SUPPLIED INFORMATION

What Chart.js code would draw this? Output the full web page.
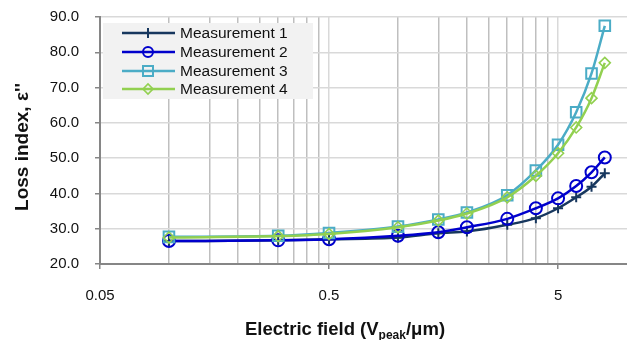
<!DOCTYPE html>
<html>
<head>
<meta charset="utf-8">
<script src="https://cdn.jsdelivr.net/npm/chart.js@4.4.1/dist/chart.umd.min.js"></script>
<style>
  html, body { margin: 0; padding: 0; background: #ffffff; }
  #wrap { width: 627px; height: 340px; position: relative; }
</style>
</head>
<body>
<div id="wrap"><canvas id="c" width="627" height="340"></canvas></div>
<script>
// ---- Data ----
const fieldValues = [0.1, 0.3, 0.5, 1.0, 1.5, 2.0, 3.0, 4.0, 5.0, 6.0, 7.0, 8.0];
const measurement1 = [26.5, 26.7, 27.0, 27.5, 28.7, 29.2, 31.1, 33.0, 35.8, 38.9, 41.9, 45.7];
const measurement2 = [26.5, 26.7, 27.0, 28.0, 29.0, 30.4, 32.8, 35.8, 38.6, 42.1, 46.0, 50.2];
const measurement3 = [27.7, 28.0, 28.8, 30.6, 32.6, 34.6, 39.5, 46.5, 53.8, 63.0, 74.0, 87.5];
const measurement4 = [27.5, 27.9, 28.5, 30.4, 32.3, 34.3, 38.9, 45.0, 51.4, 58.7, 67.0, 77.0];
const seriesNames = ['Measurement 1', 'Measurement 2', 'Measurement 3', 'Measurement 4'];
const xTickLabels = ['0.05', '0.5', '5'];
const xGridValues = [0.05, 0.1, 0.15, 0.2, 0.25, 0.3, 0.35, 0.4, 0.45, 0.5,
                     1, 1.5, 2, 2.5, 3, 3.5, 4, 4.5, 5];
const xMajorValues = [0.05, 0.5, 5];
const yMin = 20, yMax = 90, yStep = 10;
const xMin = 0.05, xMax = 10;

const colors = ['#17375E', '#0000CC', '#4BACC6', '#92D050'];
const pointStyles = ['cross', 'circle', 'rect', 'rectRot'];
const pointRadii = [5, 6, 7.5, 5.5];
const pointBorders = [2, 2, 2, 1.6];

const FONT = "'Liberation Sans', Arial, sans-serif";

function toPoints(ys) { return fieldValues.map((x, i) => ({ x: x, y: ys[i] })); }
const allSeries = [measurement1, measurement2, measurement3, measurement4];

const datasets = allSeries.map((ys, i) => ({
  label: seriesNames[i],
  data: toPoints(ys),
  borderColor: colors[i],
  backgroundColor: 'rgba(0,0,0,0)',
  borderWidth: 2.5,
  pointStyle: pointStyles[i],
  pointRadius: pointRadii[i],
  pointBorderWidth: pointBorders[i],
  pointBorderColor: colors[i],
  pointBackgroundColor: 'rgba(0,0,0,0)',
  cubicInterpolationMode: 'monotone',
  clip: false,
  order: 4 - i
}));

function isMajor(v) { return xMajorValues.some(m => Math.abs(m - v) < 1e-9); }

const overlayPlugin = {
  id: 'overlay',
  afterDraw(chart) {
    const ctx = chart.ctx;
    ctx.save();
    // Legend box
    ctx.fillStyle = '#f2f2f2';
    ctx.fillRect(103, 23, 210, 76);
    const rows = [33, 52, 71, 89];
    for (let i = 0; i < 4; i++) {
      const y = rows[i];
      ctx.strokeStyle = colors[i];
      ctx.lineWidth = 2.5;
      ctx.beginPath(); ctx.moveTo(122, y); ctx.lineTo(175, y); ctx.stroke();
      const cx = 148;
      ctx.lineWidth = pointBorders[i];
      ctx.beginPath();
      if (pointStyles[i] === 'cross') {
        ctx.moveTo(cx - 5, y); ctx.lineTo(cx + 5, y);
        ctx.moveTo(cx, y - 5); ctx.lineTo(cx, y + 5);
      } else if (pointStyles[i] === 'circle') {
        ctx.arc(cx, y, 5, 0, Math.PI * 2);
      } else if (pointStyles[i] === 'rect') {
        ctx.rect(cx - 5, y - 5, 10, 10);
      } else {
        ctx.moveTo(cx - 5, y); ctx.lineTo(cx, y - 5); ctx.lineTo(cx + 5, y); ctx.lineTo(cx, y + 5); ctx.closePath();
      }
      ctx.stroke();
      ctx.fillStyle = '#111111';
      ctx.font = '15.5px ' + FONT;
      ctx.textAlign = 'left';
      ctx.textBaseline = 'middle';
      ctx.fillText(seriesNames[i], 180, y + 1);
    }
    // Y axis title
    ctx.save();
    ctx.translate(23, 147);
    ctx.rotate(-Math.PI / 2);
    ctx.font = 'bold 19px ' + FONT;
    ctx.fillStyle = '#111111';
    ctx.textAlign = 'center';
    ctx.textBaseline = 'middle';
    ctx.fillText("Loss index, ε''", 0, 0);
    ctx.restore();
    // X axis title with subscript
    const p1 = 'Electric field (V', sub = 'peak', p2 = '/μm)';
    ctx.font = 'bold 18.5px ' + FONT;
    const w1 = ctx.measureText(p1).width, w3 = ctx.measureText(p2).width;
    ctx.font = 'bold 12px ' + FONT;
    const w2 = ctx.measureText(sub).width;
    let x = 345 - (w1 + w2 + w3) / 2;
    const base = 335;
    ctx.fillStyle = '#111111';
    ctx.textAlign = 'left';
    ctx.textBaseline = 'alphabetic';
    ctx.font = 'bold 18.5px ' + FONT;
    ctx.fillText(p1, x, base); x += w1;
    ctx.font = 'bold 12px ' + FONT;
    ctx.fillText(sub, x, base + 4); x += w2;
    ctx.font = 'bold 18.5px ' + FONT;
    ctx.fillText(p2, x, base);
    ctx.restore();
  }
};

new Chart(document.getElementById('c'), {
  type: 'line',
  data: { datasets: datasets },
  options: {
    responsive: false,
    animation: false,
    layout: { autoPadding: false, padding: { top: 17, right: 0, left: 0, bottom: 0 } },
    plugins: { legend: { display: false }, tooltip: { enabled: false } },
    scales: {
      x: {
        type: 'logarithmic',
        min: xMin,
        max: xMax,
        afterBuildTicks(scale) {
          scale.ticks = xGridValues.map(v => ({ value: v }));
        },
        afterFit(scale) { scale.height = 76; scale.paddingLeft = 0; scale.paddingRight = 0; },
        ticks: {
          autoSkip: false,
          maxRotation: 0,
          padding: 18,
          color: '#111111',
          font: { family: FONT, size: 15 },
          callback(val) {
            for (const l of xTickLabels) { if (Math.abs(parseFloat(l) - val) < 1e-9) return l; }
            return '';
          }
        },
        grid: {
          color: ctx => (ctx.tick && isMajor(ctx.tick.value)) ? '#d9d9d9' : '#bfbfbf',
          lineWidth: 1.5,
          tickLength: 5,
          tickColor: ctx => (ctx.tick && isMajor(ctx.tick.value)) ? '#868686' : 'rgba(0,0,0,0)',
          tickWidth: 1.5
        },
        border: { color: '#868686', width: 2 }
      },
      y: {
        type: 'linear',
        min: yMin,
        max: yMax,
        afterFit(scale) { scale.width = 100; scale.paddingTop = 0; scale.paddingBottom = 0; },
        ticks: {
          stepSize: yStep,
          padding: 16,
          color: '#111111',
          font: { family: FONT, size: 15 },
          callback: v => Number(v).toFixed(1)
        },
        grid: {
          color: '#d9d9d9',
          lineWidth: 1.5,
          tickLength: 5,
          tickColor: '#868686',
          tickWidth: 1.5
        },
        border: { color: '#868686', width: 2 }
      }
    }
  },
  plugins: [overlayPlugin]
});
</script>
</body>
</html>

WORK TO DO
Restate exactly, please, only the lines between the start of the data and the line containing "measurement2, measurement3, measurement4];", both ends included, skipping the pictures.

SOLUTION TO THIS PROBLEM
What Chart.js code would draw this? Output the full web page.
<!DOCTYPE html>
<html>
<head>
<meta charset="utf-8">
<script src="https://cdn.jsdelivr.net/npm/chart.js@4.4.1/dist/chart.umd.min.js"></script>
<style>
  html, body { margin: 0; padding: 0; background: #ffffff; }
  #wrap { width: 627px; height: 340px; position: relative; }
</style>
</head>
<body>
<div id="wrap"><canvas id="c" width="627" height="340"></canvas></div>
<script>
// ---- Data ----
const fieldValues = [0.1, 0.3, 0.5, 1.0, 1.5, 2.0, 3.0, 4.0, 5.0, 6.0, 7.0, 8.0];
const measurement1 = [26.5, 26.7, 27.0, 27.5, 28.7, 29.2, 31.1, 33.0, 35.8, 38.9, 41.9, 45.7];
const measurement2 = [26.5, 26.7, 27.0, 28.0, 29.0, 30.4, 32.8, 35.8, 38.6, 42.1, 46.0, 50.2];
const measurement3 = [27.7, 28.0, 28.8, 30.6, 32.6, 34.6, 39.5, 46.5, 53.8, 63.0, 74.0, 87.5];
const measurement4 = [27.5, 27.9, 28.5, 30.4, 32.3, 34.3, 38.9, 45.0, 51.4, 58.7, 67.0, 77.0];
const seriesNames = ['Measurement 1', 'Measurement 2', 'Measurement 3', 'Measurement 4'];
const xTickLabels = ['0.05', '0.5', '5'];
const xGridValues = [0.05, 0.1, 0.15, 0.2, 0.25, 0.3, 0.35, 0.4, 0.45, 0.5,
                     1, 1.5, 2, 2.5, 3, 3.5, 4, 4.5, 5];
const xMajorValues = [0.05, 0.5, 5];
const yMin = 20, yMax = 90, yStep = 10;
const xMin = 0.05, xMax = 10;

const colors = ['#17375E', '#0000CC', '#4BACC6', '#92D050'];
const pointStyles = ['cross', 'circle', 'rect', 'rectRot'];
const pointRadii = [5, 6, 7.5, 5.5];
const pointBorders = [2, 2, 2, 1.6];

const FONT = "'Liberation Sans', Arial, sans-serif";

function toPoints(ys) { return fieldValues.map((x, i) => ({ x: x, y: ys[i] })); }
const allSeries = [measurement1, measurement2, measurement3, measurement4];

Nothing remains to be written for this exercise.